# When will retailers be stocking new Kindles?



## omnibus34 (May 25, 2011)

I called our local wal-mart who said they won't be getting the new Kindles until "closer to thanksgiving".

Are they likely to show up at other stores sooner?


----------



## CegAbq (Mar 17, 2009)

Wal-mart isn't going to sell Kindles:
http://www.ecommercetimes.com/story/Walmarts-Ire-Puts-Out-Kindle-Fire-76217.html
and Target stopped a while ago.


----------



## omnibus34 (May 25, 2011)

CegAbq said:


> Wal-mart isn't going to sell Kindles:
> http://www.ecommercetimes.com/story/Walmarts-Ire-Puts-Out-Kindle-Fire-76217.html
> and Target stopped a while ago.


 Can't say I blame them. Thanks for the link.


----------



## Finished (Feb 14, 2009)

They are sold at a number of other stores, such as Best Buy and Staples. They are stocked the same day as the products are released by Amazon.


----------



## omnibus34 (May 25, 2011)

Just Wondering said:


> They are sold at a number of other stores, such as Best Buy and Staples. They are stocked the same day as the products are released by Amazon.

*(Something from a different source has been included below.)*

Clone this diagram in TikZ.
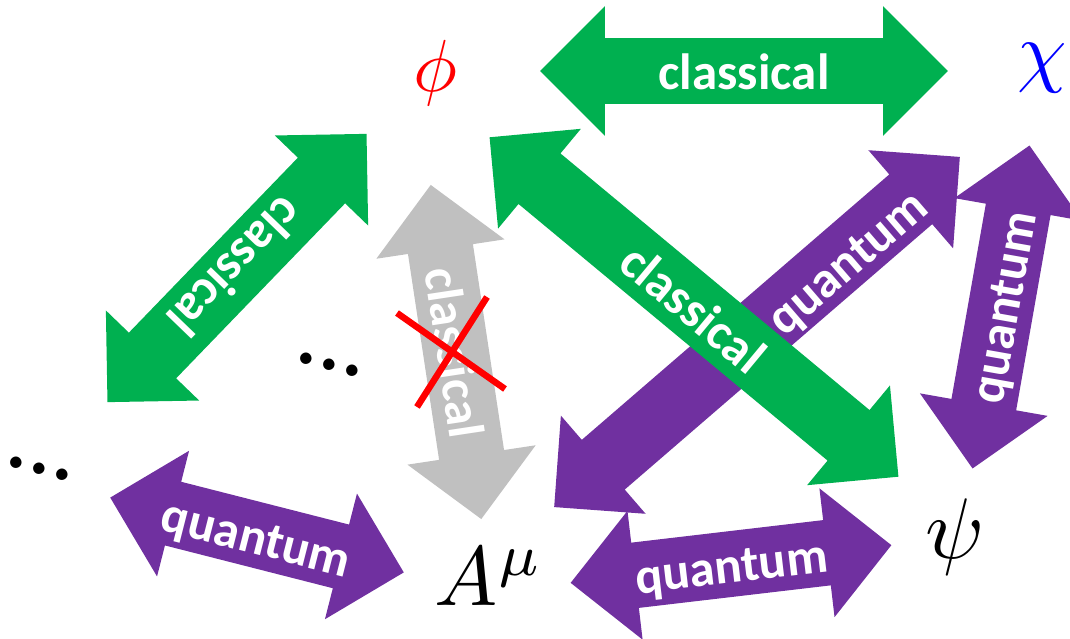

 I'm a fan of "immedate fulfillment" but it would cost me about $40 in gas plus sales tax to travel to the nearest Staples or Best buy.


----------



## Seamonkey (Dec 2, 2008)

California has lost.. or actually Californians have lost the battle and we are paying sales tax at Amazon now.


----------



## CegAbq (Mar 17, 2009)

Seamonkey said:


> California has lost.. or actually Californians have lost the battle and we are paying sales tax at Amazon now.


I sometimes pay NM sales tax on digital purchase & sometimes not. Guess as long as I keep Prime and don't have to also pay shipping, I'll learn to deal and let my state have some revenue.


----------



## Ann in Arlington (Oct 27, 2008)

Seamonkey said:


> California has lost.. or actually Californians have lost the battle and we are paying sales tax at Amazon now.


Actually, Amazon has simply agreed to collect the sales tax you already owe. So now you don't have to send it in with your income tax return.


----------



## kltmom (Jan 9, 2012)

If you are looking for the 7" Kindle Fire HD, I was at my local Best Buy on Monday 10/1 and they had them in stock.  But they didn't have the $69 Kindle or the Paperwhites, not even for display.


----------



## QponCutie (Oct 3, 2012)

Seamonkey said:


> California has lost.. or actually Californians have lost the battle and we are paying sales tax at Amazon now.


Same here in PA...they are now collecting it up front.


----------